Pictures stay out of this copy, which runs from the first line of the material through the line containing "const mainOrient = [135, 180, 225];".

-- start of Source data --

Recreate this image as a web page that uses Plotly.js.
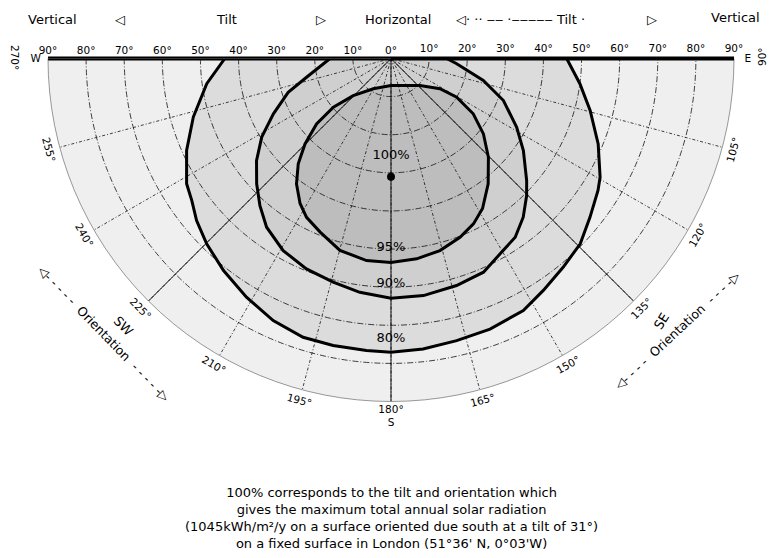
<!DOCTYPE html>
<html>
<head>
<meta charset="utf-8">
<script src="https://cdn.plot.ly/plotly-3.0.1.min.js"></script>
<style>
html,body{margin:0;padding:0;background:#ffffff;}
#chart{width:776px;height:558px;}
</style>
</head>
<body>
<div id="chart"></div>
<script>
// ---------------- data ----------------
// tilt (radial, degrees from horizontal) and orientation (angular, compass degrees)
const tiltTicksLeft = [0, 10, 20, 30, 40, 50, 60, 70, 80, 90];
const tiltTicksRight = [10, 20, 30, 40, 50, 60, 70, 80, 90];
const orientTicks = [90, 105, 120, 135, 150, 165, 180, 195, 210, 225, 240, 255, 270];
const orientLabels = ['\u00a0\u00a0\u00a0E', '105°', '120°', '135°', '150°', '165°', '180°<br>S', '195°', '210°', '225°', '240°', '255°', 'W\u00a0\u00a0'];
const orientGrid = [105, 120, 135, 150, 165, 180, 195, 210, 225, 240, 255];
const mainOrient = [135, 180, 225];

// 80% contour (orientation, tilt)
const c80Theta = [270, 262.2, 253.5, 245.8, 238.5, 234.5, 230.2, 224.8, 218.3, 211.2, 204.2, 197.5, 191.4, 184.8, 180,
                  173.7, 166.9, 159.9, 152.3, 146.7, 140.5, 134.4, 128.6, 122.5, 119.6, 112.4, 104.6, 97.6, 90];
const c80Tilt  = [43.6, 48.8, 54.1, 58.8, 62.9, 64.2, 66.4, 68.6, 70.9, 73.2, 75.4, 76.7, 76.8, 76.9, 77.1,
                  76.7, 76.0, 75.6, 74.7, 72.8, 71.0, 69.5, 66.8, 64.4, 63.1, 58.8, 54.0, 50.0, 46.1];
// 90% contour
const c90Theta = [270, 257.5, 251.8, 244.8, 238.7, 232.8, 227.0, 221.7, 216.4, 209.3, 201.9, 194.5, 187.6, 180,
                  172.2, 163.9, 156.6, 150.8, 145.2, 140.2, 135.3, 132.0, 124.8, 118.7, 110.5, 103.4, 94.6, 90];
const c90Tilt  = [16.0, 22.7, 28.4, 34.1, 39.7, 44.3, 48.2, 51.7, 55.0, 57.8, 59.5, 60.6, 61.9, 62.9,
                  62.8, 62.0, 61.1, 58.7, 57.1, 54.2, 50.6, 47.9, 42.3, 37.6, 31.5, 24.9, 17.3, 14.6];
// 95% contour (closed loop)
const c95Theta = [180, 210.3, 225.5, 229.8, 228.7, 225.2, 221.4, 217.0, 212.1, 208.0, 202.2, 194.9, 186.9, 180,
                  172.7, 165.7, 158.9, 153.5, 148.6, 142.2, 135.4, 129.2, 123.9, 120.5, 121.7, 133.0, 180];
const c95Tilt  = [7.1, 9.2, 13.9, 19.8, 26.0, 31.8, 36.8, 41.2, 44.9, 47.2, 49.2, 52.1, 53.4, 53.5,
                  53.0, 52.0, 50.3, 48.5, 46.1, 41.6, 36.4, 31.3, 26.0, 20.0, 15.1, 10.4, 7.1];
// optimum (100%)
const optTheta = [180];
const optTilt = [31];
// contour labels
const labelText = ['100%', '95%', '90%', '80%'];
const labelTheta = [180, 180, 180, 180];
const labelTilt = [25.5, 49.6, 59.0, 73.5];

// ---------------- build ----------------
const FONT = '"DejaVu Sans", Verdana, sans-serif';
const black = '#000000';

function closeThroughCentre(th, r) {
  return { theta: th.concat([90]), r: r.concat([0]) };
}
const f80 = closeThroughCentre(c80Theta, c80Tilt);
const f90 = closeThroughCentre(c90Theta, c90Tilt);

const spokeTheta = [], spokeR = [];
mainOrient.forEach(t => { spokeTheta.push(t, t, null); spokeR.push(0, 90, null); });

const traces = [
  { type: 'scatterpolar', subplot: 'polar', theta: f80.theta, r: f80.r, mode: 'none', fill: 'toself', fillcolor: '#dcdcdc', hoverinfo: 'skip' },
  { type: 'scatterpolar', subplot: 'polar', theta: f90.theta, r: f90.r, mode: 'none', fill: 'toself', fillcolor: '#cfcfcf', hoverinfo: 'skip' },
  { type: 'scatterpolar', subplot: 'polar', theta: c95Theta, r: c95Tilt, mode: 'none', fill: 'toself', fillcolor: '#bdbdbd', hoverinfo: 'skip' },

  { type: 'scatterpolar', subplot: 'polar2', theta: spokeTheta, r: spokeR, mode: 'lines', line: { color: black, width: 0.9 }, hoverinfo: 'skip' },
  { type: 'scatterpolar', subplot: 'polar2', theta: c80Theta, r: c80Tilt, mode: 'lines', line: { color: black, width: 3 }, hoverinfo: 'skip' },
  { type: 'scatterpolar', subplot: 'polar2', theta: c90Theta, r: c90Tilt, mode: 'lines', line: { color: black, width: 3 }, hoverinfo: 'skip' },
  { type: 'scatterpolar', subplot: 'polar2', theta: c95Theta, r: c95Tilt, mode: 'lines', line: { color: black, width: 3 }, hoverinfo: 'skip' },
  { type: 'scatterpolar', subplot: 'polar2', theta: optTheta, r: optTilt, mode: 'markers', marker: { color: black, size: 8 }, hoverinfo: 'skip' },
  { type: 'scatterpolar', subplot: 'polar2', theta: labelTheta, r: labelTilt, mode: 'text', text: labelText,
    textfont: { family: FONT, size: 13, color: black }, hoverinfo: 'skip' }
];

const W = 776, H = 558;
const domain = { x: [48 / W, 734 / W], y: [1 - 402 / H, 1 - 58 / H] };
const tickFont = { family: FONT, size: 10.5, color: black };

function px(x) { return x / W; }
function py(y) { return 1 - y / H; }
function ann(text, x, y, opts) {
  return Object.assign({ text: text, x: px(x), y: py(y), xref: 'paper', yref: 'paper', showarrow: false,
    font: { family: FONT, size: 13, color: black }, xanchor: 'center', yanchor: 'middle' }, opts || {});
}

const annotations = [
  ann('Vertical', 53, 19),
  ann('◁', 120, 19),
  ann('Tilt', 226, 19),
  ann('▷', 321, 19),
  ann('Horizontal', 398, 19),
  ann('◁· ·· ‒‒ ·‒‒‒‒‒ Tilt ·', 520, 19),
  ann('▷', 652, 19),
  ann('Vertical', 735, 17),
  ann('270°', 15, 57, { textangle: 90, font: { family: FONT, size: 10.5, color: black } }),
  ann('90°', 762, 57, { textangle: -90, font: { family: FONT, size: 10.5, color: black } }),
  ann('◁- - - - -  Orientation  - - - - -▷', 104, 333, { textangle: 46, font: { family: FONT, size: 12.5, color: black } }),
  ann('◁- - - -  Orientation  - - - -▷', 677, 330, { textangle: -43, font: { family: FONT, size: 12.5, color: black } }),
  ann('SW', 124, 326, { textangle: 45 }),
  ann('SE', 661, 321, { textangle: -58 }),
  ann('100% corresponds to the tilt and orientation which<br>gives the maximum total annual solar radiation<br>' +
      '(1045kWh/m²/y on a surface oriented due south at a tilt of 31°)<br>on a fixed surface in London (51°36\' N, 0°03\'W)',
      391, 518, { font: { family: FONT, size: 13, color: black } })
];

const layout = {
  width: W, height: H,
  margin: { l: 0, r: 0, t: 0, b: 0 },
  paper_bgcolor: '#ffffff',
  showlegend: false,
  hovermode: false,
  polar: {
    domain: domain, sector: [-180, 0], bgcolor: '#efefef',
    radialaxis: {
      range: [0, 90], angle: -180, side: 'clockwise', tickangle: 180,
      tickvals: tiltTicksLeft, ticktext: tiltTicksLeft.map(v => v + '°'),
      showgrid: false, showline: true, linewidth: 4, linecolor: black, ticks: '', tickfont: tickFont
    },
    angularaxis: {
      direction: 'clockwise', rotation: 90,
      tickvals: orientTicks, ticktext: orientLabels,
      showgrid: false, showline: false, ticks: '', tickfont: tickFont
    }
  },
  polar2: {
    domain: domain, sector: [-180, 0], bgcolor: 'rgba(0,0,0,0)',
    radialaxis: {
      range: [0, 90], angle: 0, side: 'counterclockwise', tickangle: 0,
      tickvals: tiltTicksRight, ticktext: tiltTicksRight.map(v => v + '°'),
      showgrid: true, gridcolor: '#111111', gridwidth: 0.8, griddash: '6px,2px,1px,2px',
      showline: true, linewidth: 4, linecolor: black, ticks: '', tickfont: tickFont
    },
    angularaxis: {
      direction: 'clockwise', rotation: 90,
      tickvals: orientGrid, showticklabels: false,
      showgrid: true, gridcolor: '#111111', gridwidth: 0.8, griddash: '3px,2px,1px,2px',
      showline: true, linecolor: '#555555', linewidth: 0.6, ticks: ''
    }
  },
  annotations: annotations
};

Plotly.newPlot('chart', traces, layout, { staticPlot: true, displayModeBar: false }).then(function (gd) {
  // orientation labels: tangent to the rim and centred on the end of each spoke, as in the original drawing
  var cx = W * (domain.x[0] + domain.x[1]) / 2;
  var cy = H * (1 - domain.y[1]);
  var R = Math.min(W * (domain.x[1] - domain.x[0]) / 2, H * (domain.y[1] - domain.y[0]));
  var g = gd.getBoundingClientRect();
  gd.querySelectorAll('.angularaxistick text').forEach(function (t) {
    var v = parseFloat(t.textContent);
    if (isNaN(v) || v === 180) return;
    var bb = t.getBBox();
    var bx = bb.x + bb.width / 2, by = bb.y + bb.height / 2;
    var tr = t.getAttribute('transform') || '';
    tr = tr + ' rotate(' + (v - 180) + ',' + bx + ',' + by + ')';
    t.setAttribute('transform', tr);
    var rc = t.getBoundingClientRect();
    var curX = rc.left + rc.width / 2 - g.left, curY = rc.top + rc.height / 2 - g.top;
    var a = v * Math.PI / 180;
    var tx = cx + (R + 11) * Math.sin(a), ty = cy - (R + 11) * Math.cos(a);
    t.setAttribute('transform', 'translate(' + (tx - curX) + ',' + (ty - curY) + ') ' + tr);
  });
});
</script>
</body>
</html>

-- end of Source data --

Complete answer:
Recreate this image as a web page that uses Plotly.js.
<!DOCTYPE html>
<html>
<head>
<meta charset="utf-8">
<script src="https://cdn.plot.ly/plotly-3.0.1.min.js"></script>
<style>
html,body{margin:0;padding:0;background:#ffffff;}
#chart{width:776px;height:558px;}
</style>
</head>
<body>
<div id="chart"></div>
<script>
// ---------------- data ----------------
// tilt (radial, degrees from horizontal) and orientation (angular, compass degrees)
const tiltTicksLeft = [0, 10, 20, 30, 40, 50, 60, 70, 80, 90];
const tiltTicksRight = [10, 20, 30, 40, 50, 60, 70, 80, 90];
const orientTicks = [90, 105, 120, 135, 150, 165, 180, 195, 210, 225, 240, 255, 270];
const orientLabels = ['\u00a0\u00a0\u00a0E', '105°', '120°', '135°', '150°', '165°', '180°<br>S', '195°', '210°', '225°', '240°', '255°', 'W\u00a0\u00a0'];
const orientGrid = [105, 120, 135, 150, 165, 180, 195, 210, 225, 240, 255];
const mainOrient = [135, 180, 225];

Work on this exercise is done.